Kent resident takes 2-week bike, kayak tour to promote historic trail

KENT — Resident Sal Lilienthal wrote two books about the American revolution and you could say it helped prepare him for a mission.

Both turned out to be precursors to a two-week-long mission to complete an 800-mile journey by land and water that replicated the path taken by the Continental Army, led by George Washington and helped by France and Spain against Great Britain.

After working for nearly 10 years on his mission, Lilienthal was awarded a $10,000 grant from the National Park Service through his business — the Bicycle Tour Co. in Kent. The grant was designed to promote a revolutionary route — the Washington-Rochambeau National Historic Trail.

It did so by running an experimental learning bike and kayak tour that followed the 1781 French and American armies’ route from Newport, Rhode Island to Yorktown, Virginia, where the military campaign defeated Cornwallis’ British forces, won the Revolution, and gained independence for what would become the United States of America.

Lilienthal planned to make a solo trip, by bicycle on land and kayak by water, although the National Park Service was initially wary of that, he said. He also planned events along the way, to engage local reeenactors, members of the National Park Service and others.

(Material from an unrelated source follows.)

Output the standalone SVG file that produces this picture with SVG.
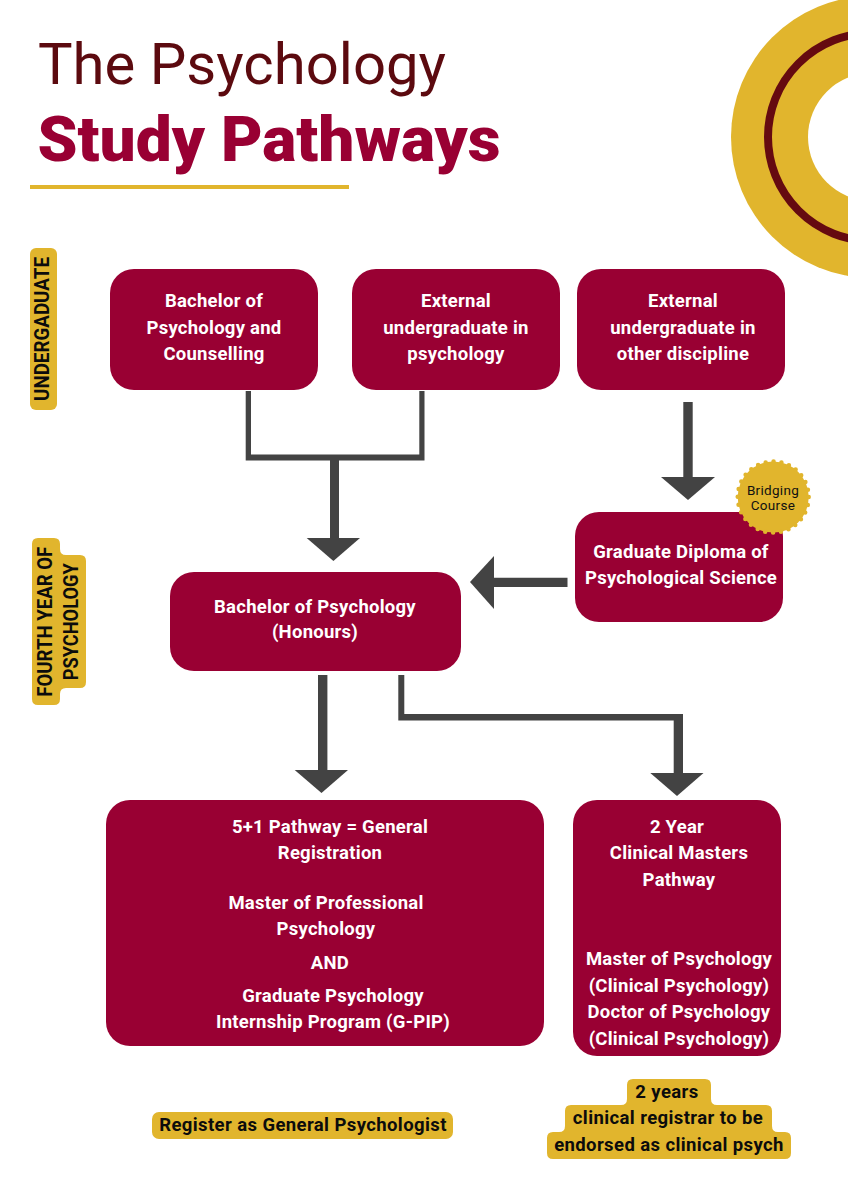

On Aug. 28, the National Park Service announced that “Service volunteer Sal Lilienthal completed a 680-mile revolutionary ride at the Yorktown Victory Monument, becoming the first person to complete a full ride of the Washington-Rochambeau Revolutionary Route National Historic Trail.”

Biking the trail was no simple feat, Lilienthal said.

The Washington-Rochambeau Revolutionary Route National Historic Trail includes the land and water corridors that follow the routes taken by American and French armies under the commands of General Washington and the Comte de Rochambeau to and from the siege of Yorktown — a pivotal event in the American Revolutionary War, Lilienthal said.

The trail traverses nine states: Massachusetts, Rhode Island, Connecticut, New York, New Jersey, Pennsylvania, Delaware, Maryland and Virginia, plus the District of Columbia. Though the trail is 680 miles in length, Lilienthal’s actual journey took him on a distance of over 800 miles. He also kayaked areas of the trail to commemorate the water crossing of French and Continental troops.

“This journey has been a passion of mine, wanting to encourage people to learn more about the history of the trail and living a healthy lifestyle,” Lilienthal said. “I traveled a full 800 miles, visited nine states and the District of Columbia and just met incredible people at every stop I made.”

He began the ride in Newport, Rhode Island with an early stop at Morristown National Historical Park, where Superintendent Tom Ross, staff, and volunteers welcomed him.

At one point, Lilienthal’s van had a mechanical breakdown and his team had to hire a U-Haul. Then the rental truck, containing nearly everything needed to complete the trip, was stolen from the hotel parking lot. He bought a new bicycle and camera, rented another car and got back on the road.

“This ride was challenging in countless ways and for that, we are extremely grateful that Sal had the strength and passion to complete it,” said Trail Administrator Johnny Carawan.

“By completing this ride, Sal has brought awareness to our trail and its significant role in our nation’s history,” Carawan said. “He now has the distinction of being the first person to bike and kayak the entire length of the trail.”

Lilienthal is now planning a similarly themed project for 2026, the country’s 250th anniversary. And for those interested in history, his books are a book entitled “Revolutionary Battles; Experience America’s Roads to Independence”, published in 2014 as a follow-up to “Revolutionary Connecticut”, published in 2012.